Using our laravel-mail-preview package, you can quickly display mails that are sent by your Laravel application in your browser.
Today, we’ve released v5 of the package. In this blog post, I’d like to tell you all about it.
A bit of history #
This package was not originally created by our team, but by Mohamed Said. Ever since Mohamed released it, we’ve been using it in several of our projects. Because we wanted to modernize the package, and Mohamed didn’t have time to do this, Mohamed graciously decided to hand over the package to us. We’d like to thank Mohamed for entrusting his work to us.
If you were already using themsaid/laravel-mail-preview
v4, then the only thing you need to do is change that in your composer.json
to spatie/laravel-mail-preview
v4. The API is identical; nothing has changed in the v4 version.

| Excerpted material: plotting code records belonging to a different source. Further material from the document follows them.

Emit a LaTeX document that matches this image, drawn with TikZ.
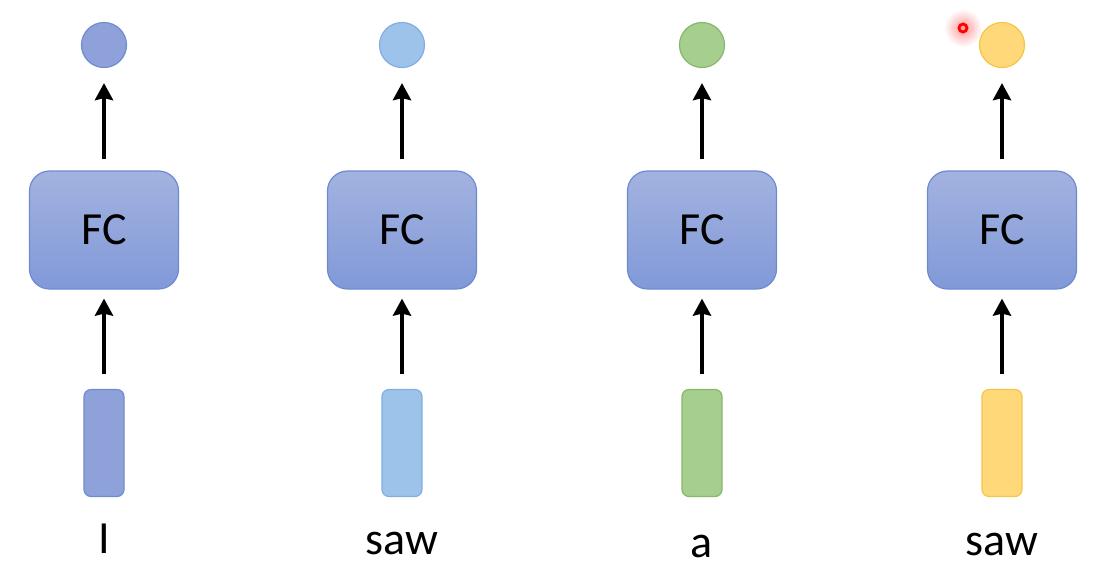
\documentclass[tikz,border=0pt]{standalone}
\usepackage{fontspec}
\setmainfont{Carlito}
\usetikzlibrary{arrows.meta}

\definecolor{fctop}{HTML}{A3B3E0}
\definecolor{fcbot}{HTML}{8199D8}
\definecolor{fcline}{HTML}{6E8BD2}
\definecolor{cIfill}{HTML}{8EA2D9}
\definecolor{cIline}{HTML}{6F8BD1}
\definecolor{cSfill}{HTML}{9EC3EA}
\definecolor{cSline}{HTML}{80AEE3}
\definecolor{cAfill}{HTML}{A6CE8E}
\definecolor{cAline}{HTML}{86B86A}
\definecolor{cYfill}{HTML}{FFD87A}
\definecolor{cYline}{HTML}{F5C548}

\begin{document}
\begin{tikzpicture}[
    x=0.5pt, y=-0.5pt,
    fc/.style={draw=fcline, line width=0.6pt, rounded corners=10pt, top color=fctop, bottom color=fcbot,
        minimum width=74.5pt, minimum height=59pt, inner sep=0pt, font=\fontsize{23}{27}\selectfont},
    vec/.style={line width=0.6pt, rounded corners=3.5pt, minimum width=20pt, minimum height=53.5pt, inner sep=0pt},
    outdot/.style={circle, line width=0.6pt, minimum size=22.5pt, inner sep=0pt},
    word/.style={anchor=base, font=\fontsize{23}{27}\selectfont},
    arr/.style={-{Stealth[length=8.5pt, width=9pt, inset=1pt]}, line width=2pt},
]
    \useasboundingbox (0,0) rectangle (1094,570);

    % 输出圆点
    \node[outdot, draw=cIline, fill=cIfill] (o1) at (104, 45) {};
    \node[outdot, draw=cSline, fill=cSfill] (o2) at (402, 45) {};
    \node[outdot, draw=cAline, fill=cAfill] (o3) at (702, 45) {};
    \node[outdot, draw=cYline, fill=cYfill] (o4) at (1002, 45) {};

    % FC 层
    \node[fc] (f1) at (104, 230) {FC};
    \node[fc] (f2) at (402, 230) {FC};
    \node[fc] (f3) at (702, 230) {FC};
    \node[fc] (f4) at (1002, 230) {FC};

    % 输入向量
    \node[vec, draw=cIline, fill=cIfill] (v1) at (104, 443) {};
    \node[vec, draw=cSline, fill=cSfill] (v2) at (402, 443) {};
    \node[vec, draw=cAline, fill=cAfill] (v3) at (702, 443) {};
    \node[vec, draw=cYline, fill=cYfill] (v4) at (1002, 443) {};

    % 单词
    \node[word] (w1) at (104, 553) {I};
    \node[word] (w2) at (402, 554) {saw};
    \node[word] (w3) at (702, 557) {a};
    \node[word] (w4) at (1002, 555) {saw};

    % 箭头
    \draw[arr, shorten <=5.5pt, shorten >=7.5pt] (f1) -- (o1);
    \draw[arr, shorten <=5.5pt, shorten >=7.5pt] (f2) -- (o2);
    \draw[arr, shorten <=5.5pt, shorten >=7.5pt] (f3) -- (o3);
    \draw[arr, shorten <=5.5pt, shorten >=7.5pt] (f4) -- (o4);
    \draw[arr, shorten <=7.5pt, shorten >=4.5pt] (v1) -- (f1);
    \draw[arr, shorten <=7.5pt, shorten >=4.5pt] (v2) -- (f2);
    \draw[arr, shorten <=7.5pt, shorten >=4.5pt] (v3) -- (f3);
    \draw[arr, shorten <=7.5pt, shorten >=4.5pt] (v4) -- (f4);

    % 激光笔红点
    \shade[inner color=red!40, outer color=white] (963, 28) circle (19);
    \draw[red, line width=1.4pt] (963, 28) circle (4);
\end{tikzpicture}
\end{document}
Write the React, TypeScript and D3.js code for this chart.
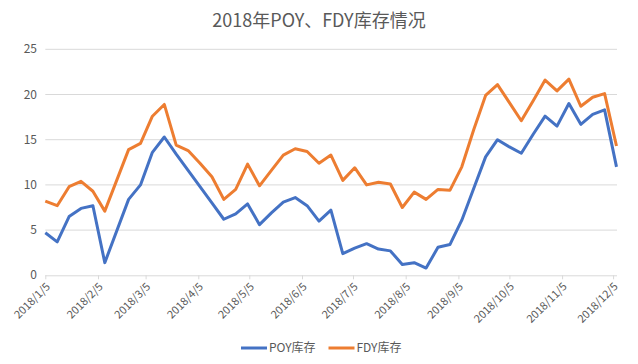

Introducing laravel-mail-preview #
A new major release of spatie/laravel-mail-preview, v5, was released today. This version is a rewrite v4 using the latest and greatest Laravel features.
The core functionality has remained the same. Whenever a mail is sent in your application, the package will inject a small overlay with a link to that sent mail. This is what that overlay looks like.
This allows you to test out the mail in your browser quickly. This is pretty handy when using the site locally. For example, when you want to change your password, you can simply submit the forgot password form. The link to the mail will be displayed in your browser. When you click it, you see the mail’s content, and you can click the reset password link. So, you can use the entire e-mail flow without leaving your browser.
This package is also convenient in Dusk tests. Using the same scenario as above, you can quickly write a Dusk test to test that reset password flow. You just have to click links using the automated browser in your test.
We’ve made sure that the package is extensible, you can publish the views to customize that overlay and how the content of a mail is displayed. When a mail is stored, an event is fired, so you can listen for that to perform custom logic.
Additionally, the package will also store any sent mails in the storage
directory of your app. Two versions will be stored. The HTML
version can be displayed in the browser, the eml
version can be opened in any modern e-mail client. This allows you to see how the mail looks like in your particular e-mail client.
In closing #
Right now, the package only has the feature set that Mohamed initially coded up. We’ve got some features in mind that we’ll add to the package soon to make it even easier to test your e-mails. Keep an eye out on the repo.
Be sure, to also take a look at this list of packages that our team has created previously.
Thanks again Mohamed for entrusting us with your great package. We’ll take good care of it!